A Recipe for Thought:Why Structured Frameworks and Generative AI Are the Future of Thinking
By Anthea Roberts, Nick Lothian, Dimitri Glazkov and a.r. Routh
Picture this: a beautifully stocked kitchen—gleaming countertops, the finest ingredients, and state-of-the-art equipment lined up in perfect order. The only thing missing? A recipe. You’re not stranded; the freedom might feel exhilarating. A dash of this, a pinch of that, tasting and adjusting as you go. But more often than not, the result is underwhelming. No matter how high-quality the ingredients or cutting-edge the equipment, the magic of a truly exceptional meal often eludes you.
Now, imagine stepping into the same kitchen, this time armed with a recipe crafted by a world-class chef. Step by step, it guides you through the process, showing you how to build flavors and techniques you might never have considered. Suddenly, even a competent cook can produce something remarkable—not Michelin-star quality, perhaps, but far better than you’d achieve alone.
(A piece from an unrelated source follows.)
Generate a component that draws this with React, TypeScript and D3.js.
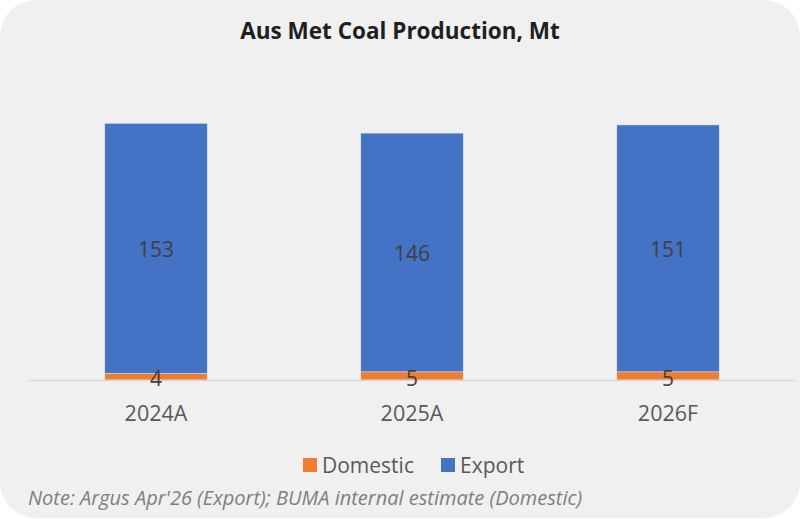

The difference between these two scenarios is not the tools or the ingredients; it’s the structure. A recipe is a map to a higher peak, not just an invitation to explore.
This distinction mirrors the difference between open-ended AI tools like ChatGPT and those powered by structured analytic frameworks. ChatGPT is the well-stocked kitchen without a recipe: flexible, powerful, and capable of turning out useful results. But without structure, it often leads to the digital equivalent of a decent but uninspired meal. It provides options, but without clear direction, those options can blend into the predictable.
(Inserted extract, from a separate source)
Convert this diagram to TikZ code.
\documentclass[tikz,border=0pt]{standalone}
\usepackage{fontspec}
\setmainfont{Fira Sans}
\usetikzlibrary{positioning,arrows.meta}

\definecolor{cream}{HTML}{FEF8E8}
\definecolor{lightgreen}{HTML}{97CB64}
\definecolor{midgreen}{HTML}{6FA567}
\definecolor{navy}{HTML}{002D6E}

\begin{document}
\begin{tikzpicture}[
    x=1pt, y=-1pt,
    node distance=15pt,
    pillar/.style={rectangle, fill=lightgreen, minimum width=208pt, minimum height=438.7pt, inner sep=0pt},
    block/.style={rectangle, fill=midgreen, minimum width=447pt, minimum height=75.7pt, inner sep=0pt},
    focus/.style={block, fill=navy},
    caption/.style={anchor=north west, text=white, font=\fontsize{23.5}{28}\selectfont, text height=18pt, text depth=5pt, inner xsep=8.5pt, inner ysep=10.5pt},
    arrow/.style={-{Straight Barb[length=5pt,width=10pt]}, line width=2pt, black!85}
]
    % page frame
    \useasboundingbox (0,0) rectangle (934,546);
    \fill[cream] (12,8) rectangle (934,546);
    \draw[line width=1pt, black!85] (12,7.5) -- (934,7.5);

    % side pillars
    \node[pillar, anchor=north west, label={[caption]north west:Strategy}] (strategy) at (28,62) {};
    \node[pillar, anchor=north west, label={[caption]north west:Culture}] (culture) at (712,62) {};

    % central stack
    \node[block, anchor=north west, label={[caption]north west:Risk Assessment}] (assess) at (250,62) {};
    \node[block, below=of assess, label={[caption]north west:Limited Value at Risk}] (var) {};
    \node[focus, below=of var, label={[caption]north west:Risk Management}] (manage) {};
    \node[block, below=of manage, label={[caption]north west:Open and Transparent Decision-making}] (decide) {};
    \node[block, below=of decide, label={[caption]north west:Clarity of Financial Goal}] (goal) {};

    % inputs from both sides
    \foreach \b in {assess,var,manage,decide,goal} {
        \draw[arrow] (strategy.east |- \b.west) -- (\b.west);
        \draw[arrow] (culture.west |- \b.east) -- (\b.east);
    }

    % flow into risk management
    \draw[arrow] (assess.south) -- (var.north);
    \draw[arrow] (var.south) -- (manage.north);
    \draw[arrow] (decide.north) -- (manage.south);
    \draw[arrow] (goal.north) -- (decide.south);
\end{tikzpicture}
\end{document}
Enter structured frameworks, the recipes of thought. These frameworks turn intuition into explicit steps, guiding your process just as a recipe transforms an average cook into someone capable of producing something much greater. A good recipe democratizes expertise, enabling anyone to create something of value. Similarly, structured frameworks empower policymakers, business leaders, and everyday problem-solvers to tackle complexity with tested, repeatable methods.
But here’s the catch: being a great chef and being a great recipe writer are not the same thing. A masterful chef may intuitively know what to do in the kitchen but struggle to translate that skill into instructions others can follow. Similarly, a brilliant thinker may excel at solving problems but falter when asked to codify their approach into a framework others can use. The act of turning tacit expertise into explicit instructions unlocks broader accessibility.
This is where the combination of structured frameworks and generative AI becomes transformative. Some people have the metacognitive skill to generate these repeatable reasoning recipes. Generative AI can then take these frameworks and apply them at speed and scale, allowing many to think like a few. Frameworks ensure that even those without expertise can follow steps, navigate complexity, and reach well-reasoned conclusions.
Take the textbook factory created by Sam Schillace at Microsoft. A user inputs a single sentence about the subject and grade level of the textbook they need. Sam’s program orchestrates 600 API calls to produce a complete textbook, adhering to a recipe for textbook creation: a table of contents, chapters, lesson plans, questions, and answers. The specific ingredients differ depending on whether it’s a math textbook or a history one, but the recipe remains the same. It’s a recipe for AI.
At Dragonfly Thinking, Anthea and Nick are currently working on two case studies applying our repeatable reasoning recipes to the topics of developing an Australian national risk assessment (with John Blackburn) and exploring ways to reduce tribal fighting in Papua New Guinea (with Miranda Forsyth). In both cases, our recipes for thinking enable a complex systems analysis of these very different problems. By breaking down these challenges into structured, repeatable steps, we’re helping to uncover drivers, connections, interventions and feedback loops.
Or take the work of Dimitri at Google Labs who is interested in recipes for thought that are repeatable and therefore scalable. He is developing Breadboard AI as a no code tool to allow people to build these repeatable reasoning recipes both easily and quickly. Many people who are not software engineers have what Dimitri calls "wisdom" that they can impart into LLMs to guide their thinking. Coming up with the recipe as one thing. Coming up with a way to facilitate creating, collecting and distributing thinking recipes is another. We need both for the future thinking.
Just like in the kitchen, the magic isn’t always in the ingredients or the equipment—it’s in knowing how to combine them. A great recipe transforms ordinary ingredients into something memorable. And in the same way, structured thinking frameworks, powered by generative AI, have the potential to elevate our collective thinking—one well-written recipe at a time.